The scientific evidence was, like it is today, an
overstatement of the abilities of scientists to explain events. Hair samples
pulled from two blankets at the prisoner’s home were identified under oath as
belonging to the victim. No such correlation ought to have been found. Re-examination
of this evidence in 1999 found that the hair samples do not belong to the victim.

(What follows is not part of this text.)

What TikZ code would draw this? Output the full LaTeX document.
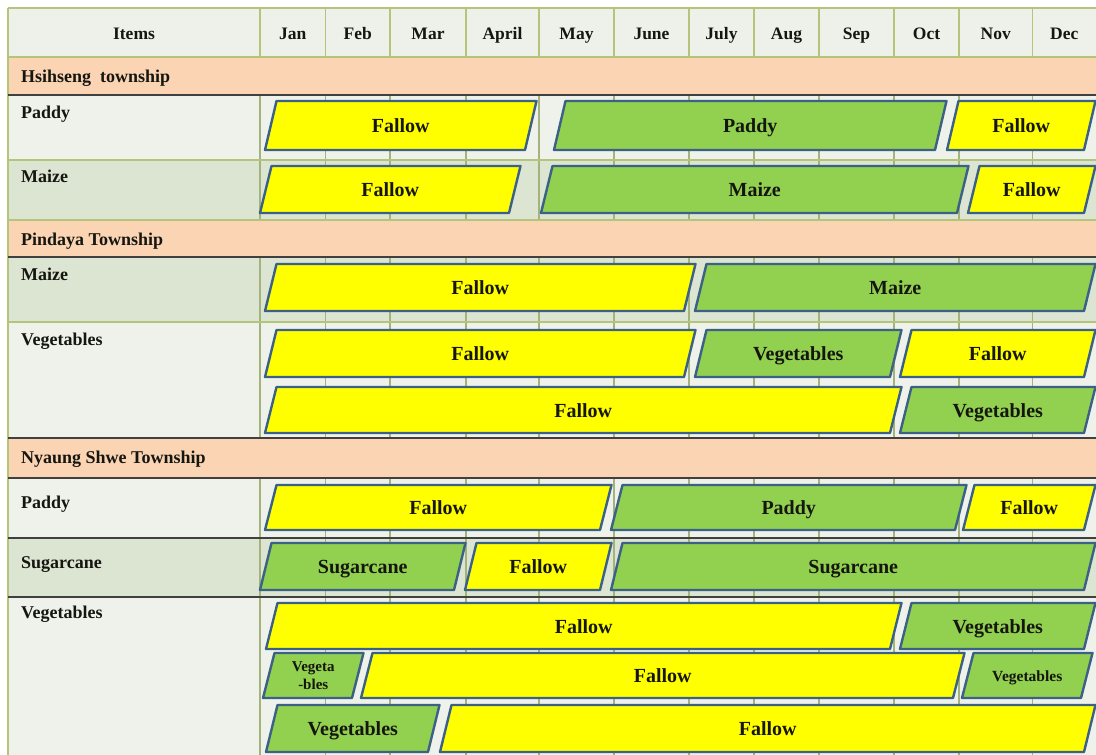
\documentclass[tikz,border=0pt]{standalone}
\usepackage{fontspec}
\setmainfont{Liberation Serif}

\definecolor{hdrbg}{HTML}{EEF1EA}
\definecolor{litebg}{HTML}{EEF2EB}
\definecolor{darkbg}{HTML}{DCE4D2}
\definecolor{townbg}{HTML}{FBD4B4}
\definecolor{gridc}{HTML}{B2C57A}
\definecolor{cellgrid}{HTML}{A4B27C}
\definecolor{rulec}{HTML}{404040}
\definecolor{fallowfill}{HTML}{FFFF00}
\definecolor{cropfill}{HTML}{92D050}
\definecolor{edgec}{HTML}{3C6186}
\definecolor{inkc}{HTML}{161610}

\tikzset{
  gridline/.style={draw=gridc, line width=1.3pt},
  cellline/.style={draw=cellgrid, line width=1.3pt},
  darkrule/.style={draw=rulec, line width=2pt},
  barshape/.style={draw=edgec, line width=2.4pt, line join=round},
  fallow/.style={barshape, fill=fallowfill},
  crop/.style={barshape, fill=cropfill},
  bartext/.style={text=inkc, font=\bfseries\fontsize{20}{22}\selectfont, inner sep=0pt, align=center, anchor=base},
  hdr/.style={text=inkc, font=\bfseries\fontsize{17.5}{20}\selectfont, inner sep=0pt, anchor=base},
  rowlab/.style={text=inkc, font=\bfseries\fontsize{18}{20}\selectfont, inner sep=0pt, anchor=base west},
}

% slanted bar: [node options]{name}{bottom-left x}{bottom-right x}{top y}{bottom y}{style}{label}
\newcommand\cropbar[8][]{%
  \draw[#7] (#3,#6) -- ({#3+11.5},#5) -- ({#4+11.5},#5) -- (#4,#6) -- cycle;
  \node[bartext,#1] (#2) at ({(#3+#4)/2+5.75},{(#5+#6)/2+7}) {#8};}

\begin{document}
\begin{tikzpicture}[x=1pt,y=-1pt]
\useasboundingbox (0,0) rectangle (1096,755);

% row backgrounds
\fill[hdrbg]  (8,8)   rectangle (1096,57);
\fill[townbg] (8,57)  rectangle (1096,95);
\fill[litebg] (8,95)  rectangle (1096,160);
\fill[darkbg] (8,160) rectangle (1096,220);
\fill[townbg] (8,220) rectangle (1096,257);
\fill[darkbg] (8,257) rectangle (1096,322);
\fill[litebg] (8,322) rectangle (1096,438);
\fill[townbg] (8,438) rectangle (1096,478);
\fill[litebg] (8,478) rectangle (1096,538);
\fill[darkbg] (8,538) rectangle (1096,597);
\fill[litebg] (8,597) rectangle (1096,755);

% vertical grid lines (not across the township rows)
\foreach \cx in {260,325.5,390,466,539,614,689,754,819,894,959,1032.5}{
  \draw[gridline] (\cx,8) -- (\cx,57);
  \draw[cellline] (\cx,95) -- (\cx,220);
  \draw[cellline] (\cx,257) -- (\cx,438);
  \draw[cellline] (\cx,478) -- (\cx,755);
}
\draw[gridline] (8,8) -- (8,755);

% horizontal grid lines
\foreach \ry in {8,57,160,220,322}{
  \draw[gridline] (8,\ry) -- (1096,\ry);
}
\foreach \ry in {95,257,438,478,538,597}{
  \draw[darkrule] (8,\ry) -- (1096,\ry);
}

% column headings
\node[hdr] (hItems) at (134,39) {Items};
\node[hdr] (hJan) at (292.75,39) {Jan};
\node[hdr] (hFeb) at (357.75,39) {Feb};
\node[hdr] (hMar) at (428,39) {Mar};
\node[hdr] (hApr) at (502.5,39) {April};
\node[hdr] (hMay) at (576.5,39) {May};
\node[hdr] (hJun) at (651.5,39) {June};
\node[hdr] (hJul) at (721.5,39) {July};
\node[hdr] (hAug) at (786.5,39) {Aug};
\node[hdr] (hSep) at (856.5,39) {Sep};
\node[hdr] (hOct) at (926.5,39) {Oct};
\node[hdr] (hNov) at (995.75,39) {Nov};
\node[hdr] (hDec) at (1064.25,39) {Dec};

% township and item labels
\node[rowlab] (tHsi) at (21,82) {Hsihseng\ \ township};
\node[rowlab] (iHsiPaddy) at (21,118) {Paddy};
\node[rowlab] (iHsiMaize) at (21,182) {Maize};
\node[rowlab] (tPin) at (21,245) {Pindaya Township};
\node[rowlab] (iPinMaize) at (21,280) {Maize};
\node[rowlab] (iPinVeg) at (21,345) {Vegetables};
\node[rowlab] (tNya) at (21,463) {Nyaung Shwe Township};
\node[rowlab] (iNyaPaddy) at (21,508) {Paddy};
\node[rowlab] (iNyaSugar) at (21,568) {Sugarcane};
\node[rowlab] (iNyaVeg) at (21,618) {Vegetables};

% Hsihseng township
\cropbar{a1}{265}{525}{101}{150}{fallow}{Fallow}
\cropbar{a2}{554}{935}{101}{150}{crop}{Paddy}
\cropbar{a3}{947}{1084}{101}{150}{fallow}{Fallow}
\cropbar{b1}{260}{509}{166}{213}{fallow}{Fallow}
\cropbar{b2}{541}{957}{166}{213}{crop}{Maize}
\cropbar{b3}{968}{1084}{166}{213}{fallow}{Fallow}

% Pindaya township
\cropbar{c1}{265}{684}{264}{311}{fallow}{Fallow}
\cropbar{c2}{695}{1084}{264}{311}{crop}{Maize}
\cropbar{d1}{265}{684}{330}{377}{fallow}{Fallow}
\cropbar{d2}{695}{890}{330}{377}{crop}{Vegetables}
\cropbar{d3}{900}{1084}{330}{377}{fallow}{Fallow}
\cropbar{e1}{265}{890}{387}{433}{fallow}{Fallow}
\cropbar{e2}{900}{1084}{387}{433}{crop}{Vegetables}

% Nyaung Shwe township
\cropbar{f1}{265}{600}{485}{530}{fallow}{Fallow}
\cropbar{f2}{611}{955}{485}{530}{crop}{Paddy}
\cropbar{f3}{963}{1084}{485}{530}{fallow}{Fallow}
\cropbar{g1}{260}{454}{543}{590}{crop}{Sugarcane}
\cropbar{g2}{465}{600}{543}{590}{fallow}{Fallow}
\cropbar{g3}{611}{1084}{543}{590}{crop}{Sugarcane}
\cropbar{h1}{266}{890}{603}{649}{fallow}{Fallow}
\cropbar{h2}{900}{1084}{603}{649}{crop}{Vegetables}
\cropbar[anchor=center,yshift=7pt,font=\bfseries\fontsize{15}{18}\selectfont]{i1}{263}{352}{653}{698}{crop}{Vegeta\\-bles}
\cropbar{i2}{361}{953}{653}{698}{fallow}{Fallow}
\cropbar[font=\bfseries\fontsize{15.5}{18}\selectfont,yshift=1.5pt]{i3}{962}{1081}{653}{698}{crop}{Vegetables}
\cropbar{j1}{266}{428}{705}{752}{crop}{Vegetables}
\cropbar{j2}{440}{1084}{705}{752}{fallow}{Fallow}
\end{tikzpicture}
\end{document}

Yet in court, this evidence convinced a jury of an infallibility of the Crown’s
case and British Justice in general. As it is still today, expert witnesses
presenting scientific evidence mislead a jury by failing to admit their own
inadequacies.
The main evidence of the Crown in convicting Mr Ross was the
testimony of three career criminals, the main one of which had a previous
hostile relationship with the accused. Two of the three testimonies give
detailed accounts of a confession from Mr Ross, the third partially
corroborates it. Mr Ross went to the gallows pleading his innocence. 86 years
later, his name has been officially pardoned of any wrongdoing in the rape and
murder.
The detailed accounts of this case, firstly by defence
barrister TC Brennan in 1922 and more recently by Morgan (2005) identify many
problems with the case that should have lead to many, many reasonable doubts
about Mr Ross’s guilt. Morgan, in
interviewing family, goes on to identify the then husband of the vicitm’s
cousin at the time potentially attacking Alma’s sister Viola and theorises that
this man is both clever and capable of the crime. Little is known of him, but
he does seem to fit the bill as one who ought to have been questioned had it
not been for the police dogmatically thinking that they had their man.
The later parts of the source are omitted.